Task to complete: Can you print the data exactly and leave out each image?

**** Recorded information

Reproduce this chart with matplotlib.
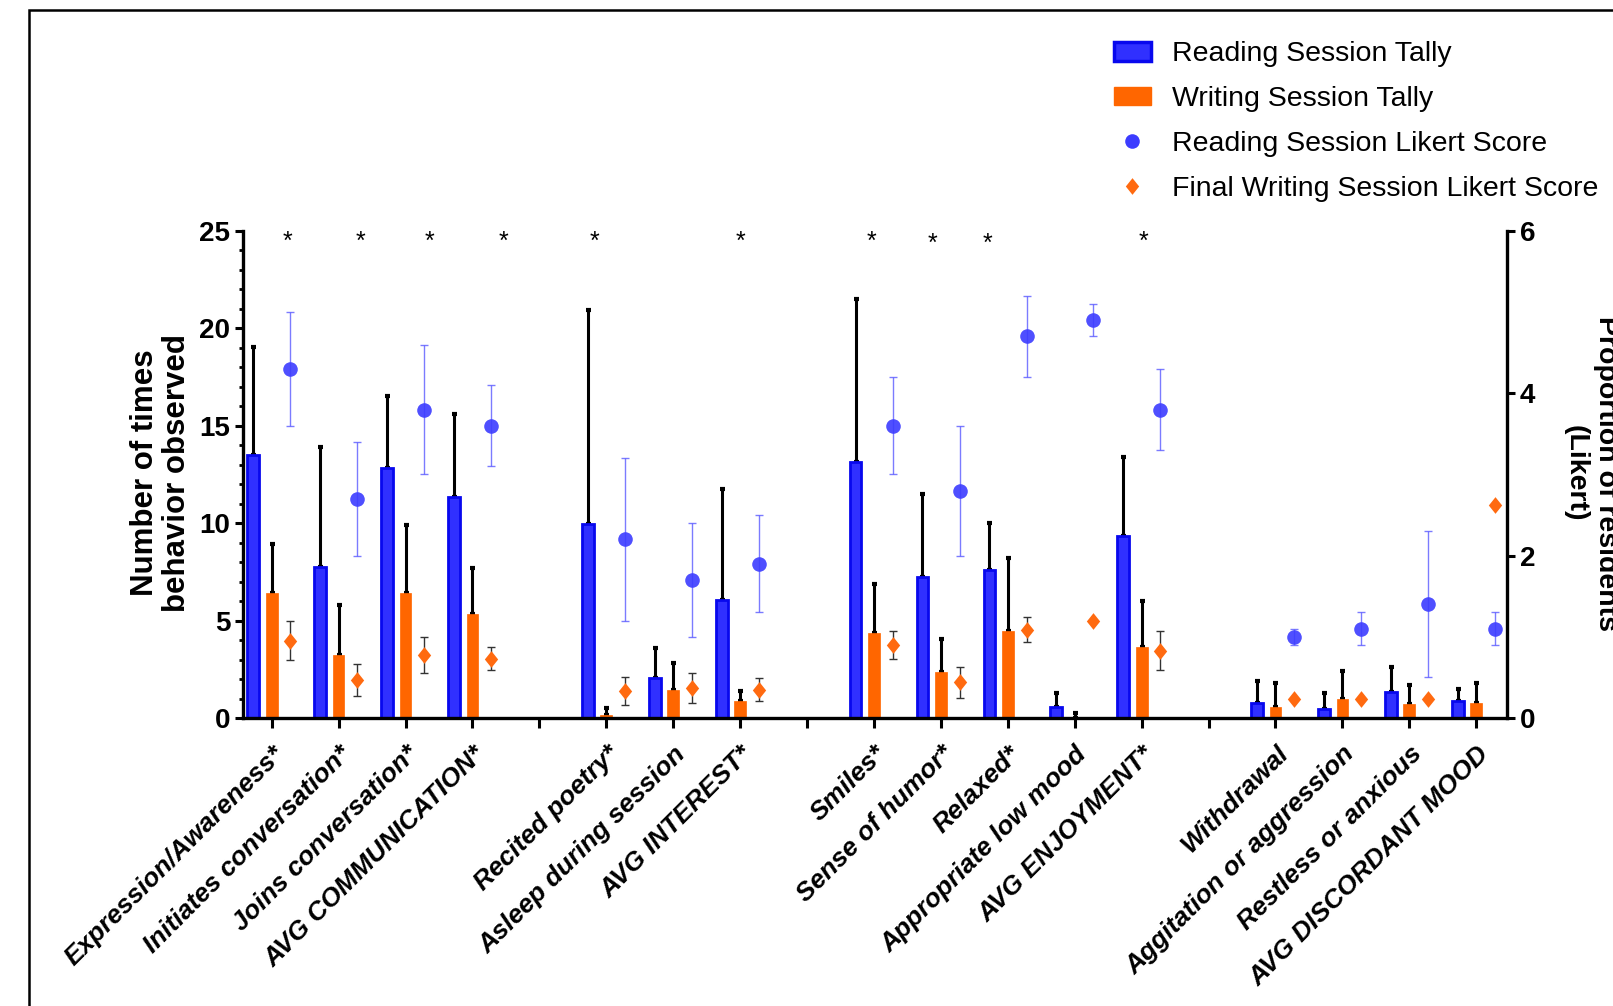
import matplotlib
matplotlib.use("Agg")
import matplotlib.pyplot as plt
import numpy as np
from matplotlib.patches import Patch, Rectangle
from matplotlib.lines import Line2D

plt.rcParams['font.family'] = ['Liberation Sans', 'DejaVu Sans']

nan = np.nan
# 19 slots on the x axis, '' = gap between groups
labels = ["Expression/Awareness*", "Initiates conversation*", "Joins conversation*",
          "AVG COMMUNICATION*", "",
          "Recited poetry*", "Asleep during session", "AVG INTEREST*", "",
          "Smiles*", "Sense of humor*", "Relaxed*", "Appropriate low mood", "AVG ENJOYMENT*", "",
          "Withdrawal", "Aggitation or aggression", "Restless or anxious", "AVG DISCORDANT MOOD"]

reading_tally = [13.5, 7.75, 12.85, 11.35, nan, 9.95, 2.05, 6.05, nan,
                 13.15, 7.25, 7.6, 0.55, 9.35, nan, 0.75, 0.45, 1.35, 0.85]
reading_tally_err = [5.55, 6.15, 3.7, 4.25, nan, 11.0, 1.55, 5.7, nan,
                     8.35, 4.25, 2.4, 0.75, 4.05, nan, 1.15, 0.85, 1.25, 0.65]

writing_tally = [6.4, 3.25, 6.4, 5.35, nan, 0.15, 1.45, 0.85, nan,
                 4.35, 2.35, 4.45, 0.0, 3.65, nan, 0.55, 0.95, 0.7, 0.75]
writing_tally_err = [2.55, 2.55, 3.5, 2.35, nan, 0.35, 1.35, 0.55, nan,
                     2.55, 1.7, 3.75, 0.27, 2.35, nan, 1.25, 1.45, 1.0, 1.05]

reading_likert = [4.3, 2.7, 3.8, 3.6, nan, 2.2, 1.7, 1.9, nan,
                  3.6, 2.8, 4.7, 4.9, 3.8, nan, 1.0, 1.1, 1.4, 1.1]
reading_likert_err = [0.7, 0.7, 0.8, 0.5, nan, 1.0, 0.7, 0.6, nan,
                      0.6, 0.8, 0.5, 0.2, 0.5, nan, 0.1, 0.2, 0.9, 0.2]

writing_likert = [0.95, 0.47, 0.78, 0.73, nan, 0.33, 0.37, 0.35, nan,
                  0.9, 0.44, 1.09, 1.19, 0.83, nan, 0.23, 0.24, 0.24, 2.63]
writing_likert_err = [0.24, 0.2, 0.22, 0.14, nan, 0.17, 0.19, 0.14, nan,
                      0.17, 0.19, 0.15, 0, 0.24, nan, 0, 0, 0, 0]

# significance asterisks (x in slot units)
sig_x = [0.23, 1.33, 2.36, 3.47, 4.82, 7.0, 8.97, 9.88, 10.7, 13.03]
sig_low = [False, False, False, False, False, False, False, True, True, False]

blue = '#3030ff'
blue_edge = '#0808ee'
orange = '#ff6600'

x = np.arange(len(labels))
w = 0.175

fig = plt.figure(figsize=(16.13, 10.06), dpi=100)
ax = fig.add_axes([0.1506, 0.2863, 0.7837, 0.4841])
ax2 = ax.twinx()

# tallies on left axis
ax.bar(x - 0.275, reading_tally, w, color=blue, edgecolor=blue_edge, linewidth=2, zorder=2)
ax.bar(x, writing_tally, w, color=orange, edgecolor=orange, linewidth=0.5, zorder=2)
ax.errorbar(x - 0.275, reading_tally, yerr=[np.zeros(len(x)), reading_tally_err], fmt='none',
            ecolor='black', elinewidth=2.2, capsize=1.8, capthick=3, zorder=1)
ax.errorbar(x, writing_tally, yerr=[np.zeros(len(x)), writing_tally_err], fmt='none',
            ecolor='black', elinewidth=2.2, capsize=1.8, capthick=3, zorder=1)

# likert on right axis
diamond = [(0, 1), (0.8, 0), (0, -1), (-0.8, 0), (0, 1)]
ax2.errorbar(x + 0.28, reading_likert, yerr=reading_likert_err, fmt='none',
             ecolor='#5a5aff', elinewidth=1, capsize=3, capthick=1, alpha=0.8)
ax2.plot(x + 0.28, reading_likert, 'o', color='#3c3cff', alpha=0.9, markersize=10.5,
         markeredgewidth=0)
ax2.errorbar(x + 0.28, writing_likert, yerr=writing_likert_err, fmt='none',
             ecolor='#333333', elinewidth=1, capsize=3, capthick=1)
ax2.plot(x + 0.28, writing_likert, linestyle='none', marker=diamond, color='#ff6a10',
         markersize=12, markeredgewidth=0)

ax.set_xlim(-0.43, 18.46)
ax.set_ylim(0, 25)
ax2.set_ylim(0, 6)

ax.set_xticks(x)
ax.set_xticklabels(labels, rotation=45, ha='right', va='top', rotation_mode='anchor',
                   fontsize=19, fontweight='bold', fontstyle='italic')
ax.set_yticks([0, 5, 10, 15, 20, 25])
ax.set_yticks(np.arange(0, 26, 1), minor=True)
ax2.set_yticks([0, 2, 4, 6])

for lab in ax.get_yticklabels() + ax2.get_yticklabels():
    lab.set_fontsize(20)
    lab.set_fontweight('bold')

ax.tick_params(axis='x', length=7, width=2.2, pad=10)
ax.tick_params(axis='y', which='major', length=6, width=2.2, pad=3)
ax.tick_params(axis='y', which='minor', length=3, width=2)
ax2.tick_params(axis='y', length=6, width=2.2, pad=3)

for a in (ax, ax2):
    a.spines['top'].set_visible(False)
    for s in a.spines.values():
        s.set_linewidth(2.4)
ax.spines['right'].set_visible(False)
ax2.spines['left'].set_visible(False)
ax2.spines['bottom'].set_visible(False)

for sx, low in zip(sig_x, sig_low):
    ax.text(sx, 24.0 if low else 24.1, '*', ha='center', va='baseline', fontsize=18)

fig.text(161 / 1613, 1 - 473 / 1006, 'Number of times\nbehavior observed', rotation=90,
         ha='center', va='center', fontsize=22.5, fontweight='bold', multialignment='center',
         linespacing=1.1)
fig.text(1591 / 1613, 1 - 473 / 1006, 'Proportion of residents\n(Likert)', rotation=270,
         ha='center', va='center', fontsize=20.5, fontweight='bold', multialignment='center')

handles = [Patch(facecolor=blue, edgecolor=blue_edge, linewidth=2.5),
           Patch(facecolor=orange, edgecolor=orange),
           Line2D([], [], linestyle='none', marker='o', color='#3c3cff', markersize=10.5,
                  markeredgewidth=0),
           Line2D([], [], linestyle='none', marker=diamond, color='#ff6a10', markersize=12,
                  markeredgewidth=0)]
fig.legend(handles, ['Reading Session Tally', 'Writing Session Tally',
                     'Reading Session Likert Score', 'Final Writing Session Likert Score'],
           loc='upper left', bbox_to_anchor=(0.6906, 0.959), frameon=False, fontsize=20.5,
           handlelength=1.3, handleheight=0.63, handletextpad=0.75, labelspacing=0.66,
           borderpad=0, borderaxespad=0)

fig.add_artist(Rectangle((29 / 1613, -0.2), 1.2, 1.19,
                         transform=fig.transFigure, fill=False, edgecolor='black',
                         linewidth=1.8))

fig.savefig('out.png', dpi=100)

********

Answer to this problem:
Reproduce this chart with matplotlib.
import matplotlib
matplotlib.use("Agg")
import matplotlib.pyplot as plt
import numpy as np
from matplotlib.patches import Patch, Rectangle
from matplotlib.lines import Line2D

plt.rcParams['font.family'] = ['Liberation Sans', 'DejaVu Sans']

nan = np.nan
# 19 slots on the x axis, '' = gap between groups
labels = ["Expression/Awareness*", "Initiates conversation*", "Joins conversation*",
          "AVG COMMUNICATION*", "",
          "Recited poetry*", "Asleep during session", "AVG INTEREST*", "",
          "Smiles*", "Sense of humor*", "Relaxed*", "Appropriate low mood", "AVG ENJOYMENT*", "",
          "Withdrawal", "Aggitation or aggression", "Restless or anxious", "AVG DISCORDANT MOOD"]

reading_tally = [13.5, 7.75, 12.85, 11.35, nan, 9.95, 2.05, 6.05, nan,
                 13.15, 7.25, 7.6, 0.55, 9.35, nan, 0.75, 0.45, 1.35, 0.85]
reading_tally_err = [5.55, 6.15, 3.7, 4.25, nan, 11.0, 1.55, 5.7, nan,
                     8.35, 4.25, 2.4, 0.75, 4.05, nan, 1.15, 0.85, 1.25, 0.65]

writing_tally = [6.4, 3.25, 6.4, 5.35, nan, 0.15, 1.45, 0.85, nan,
                 4.35, 2.35, 4.45, 0.0, 3.65, nan, 0.55, 0.95, 0.7, 0.75]
writing_tally_err = [2.55, 2.55, 3.5, 2.35, nan, 0.35, 1.35, 0.55, nan,
                     2.55, 1.7, 3.75, 0.27, 2.35, nan, 1.25, 1.45, 1.0, 1.05]

reading_likert = [4.3, 2.7, 3.8, 3.6, nan, 2.2, 1.7, 1.9, nan,
                  3.6, 2.8, 4.7, 4.9, 3.8, nan, 1.0, 1.1, 1.4, 1.1]
reading_likert_err = [0.7, 0.7, 0.8, 0.5, nan, 1.0, 0.7, 0.6, nan,
                      0.6, 0.8, 0.5, 0.2, 0.5, nan, 0.1, 0.2, 0.9, 0.2]

writing_likert = [0.95, 0.47, 0.78, 0.73, nan, 0.33, 0.37, 0.35, nan,
                  0.9, 0.44, 1.09, 1.19, 0.83, nan, 0.23, 0.24, 0.24, 2.63]
writing_likert_err = [0.24, 0.2, 0.22, 0.14, nan, 0.17, 0.19, 0.14, nan,
                      0.17, 0.19, 0.15, 0, 0.24, nan, 0, 0, 0, 0]

# significance asterisks (x in slot units)
sig_x = [0.23, 1.33, 2.36, 3.47, 4.82, 7.0, 8.97, 9.88, 10.7, 13.03]
sig_low = [False, False, False, False, False, False, False, True, True, False]

blue = '#3030ff'
blue_edge = '#0808ee'
orange = '#ff6600'

x = np.arange(len(labels))
w = 0.175

fig = plt.figure(figsize=(16.13, 10.06), dpi=100)
ax = fig.add_axes([0.1506, 0.2863, 0.7837, 0.4841])
ax2 = ax.twinx()

# tallies on left axis
ax.bar(x - 0.275, reading_tally, w, color=blue, edgecolor=blue_edge, linewidth=2, zorder=2)
ax.bar(x, writing_tally, w, color=orange, edgecolor=orange, linewidth=0.5, zorder=2)
ax.errorbar(x - 0.275, reading_tally, yerr=[np.zeros(len(x)), reading_tally_err], fmt='none',
            ecolor='black', elinewidth=2.2, capsize=1.8, capthick=3, zorder=1)
ax.errorbar(x, writing_tally, yerr=[np.zeros(len(x)), writing_tally_err], fmt='none',
            ecolor='black', elinewidth=2.2, capsize=1.8, capthick=3, zorder=1)

# likert on right axis
diamond = [(0, 1), (0.8, 0), (0, -1), (-0.8, 0), (0, 1)]
ax2.errorbar(x + 0.28, reading_likert, yerr=reading_likert_err, fmt='none',
             ecolor='#5a5aff', elinewidth=1, capsize=3, capthick=1, alpha=0.8)
ax2.plot(x + 0.28, reading_likert, 'o', color='#3c3cff', alpha=0.9, markersize=10.5,
         markeredgewidth=0)
ax2.errorbar(x + 0.28, writing_likert, yerr=writing_likert_err, fmt='none',
             ecolor='#333333', elinewidth=1, capsize=3, capthick=1)
ax2.plot(x + 0.28, writing_likert, linestyle='none', marker=diamond, color='#ff6a10',
         markersize=12, markeredgewidth=0)

ax.set_xlim(-0.43, 18.46)
ax.set_ylim(0, 25)
ax2.set_ylim(0, 6)

ax.set_xticks(x)
ax.set_xticklabels(labels, rotation=45, ha='right', va='top', rotation_mode='anchor',
                   fontsize=19, fontweight='bold', fontstyle='italic')
ax.set_yticks([0, 5, 10, 15, 20, 25])
ax.set_yticks(np.arange(0, 26, 1), minor=True)
ax2.set_yticks([0, 2, 4, 6])

for lab in ax.get_yticklabels() + ax2.get_yticklabels():
    lab.set_fontsize(20)
    lab.set_fontweight('bold')

ax.tick_params(axis='x', length=7, width=2.2, pad=10)
ax.tick_params(axis='y', which='major', length=6, width=2.2, pad=3)
ax.tick_params(axis='y', which='minor', length=3, width=2)
ax2.tick_params(axis='y', length=6, width=2.2, pad=3)

for a in (ax, ax2):
    a.spines['top'].set_visible(False)
    for s in a.spines.values():
        s.set_linewidth(2.4)
ax.spines['right'].set_visible(False)
ax2.spines['left'].set_visible(False)
ax2.spines['bottom'].set_visible(False)

for sx, low in zip(sig_x, sig_low):
    ax.text(sx, 24.0 if low else 24.1, '*', ha='center', va='baseline', fontsize=18)

fig.text(161 / 1613, 1 - 473 / 1006, 'Number of times\nbehavior observed', rotation=90,
         ha='center', va='center', fontsize=22.5, fontweight='bold', multialignment='center',
         linespacing=1.1)
fig.text(1591 / 1613, 1 - 473 / 1006, 'Proportion of residents\n(Likert)', rotation=270,
         ha='center', va='center', fontsize=20.5, fontweight='bold', multialignment='center')

handles = [Patch(facecolor=blue, edgecolor=blue_edge, linewidth=2.5),
           Patch(facecolor=orange, edgecolor=orange),
           Line2D([], [], linestyle='none', marker='o', color='#3c3cff', markersize=10.5,
                  markeredgewidth=0),
           Line2D([], [], linestyle='none', marker=diamond, color='#ff6a10', markersize=12,
                  markeredgewidth=0)]
fig.legend(handles, ['Reading Session Tally', 'Writing Session Tally',
                     'Reading Session Likert Score', 'Final Writing Session Likert Score'],
           loc='upper left', bbox_to_anchor=(0.6906, 0.959), frameon=False, fontsize=20.5,
           handlelength=1.3, handleheight=0.63, handletextpad=0.75, labelspacing=0.66,
           borderpad=0, borderaxespad=0)

fig.add_artist(Rectangle((29 / 1613, -0.2), 1.2, 1.19,
                         transform=fig.transFigure, fill=False, edgecolor='black',
                         linewidth=1.8))

fig.savefig('out.png', dpi=100)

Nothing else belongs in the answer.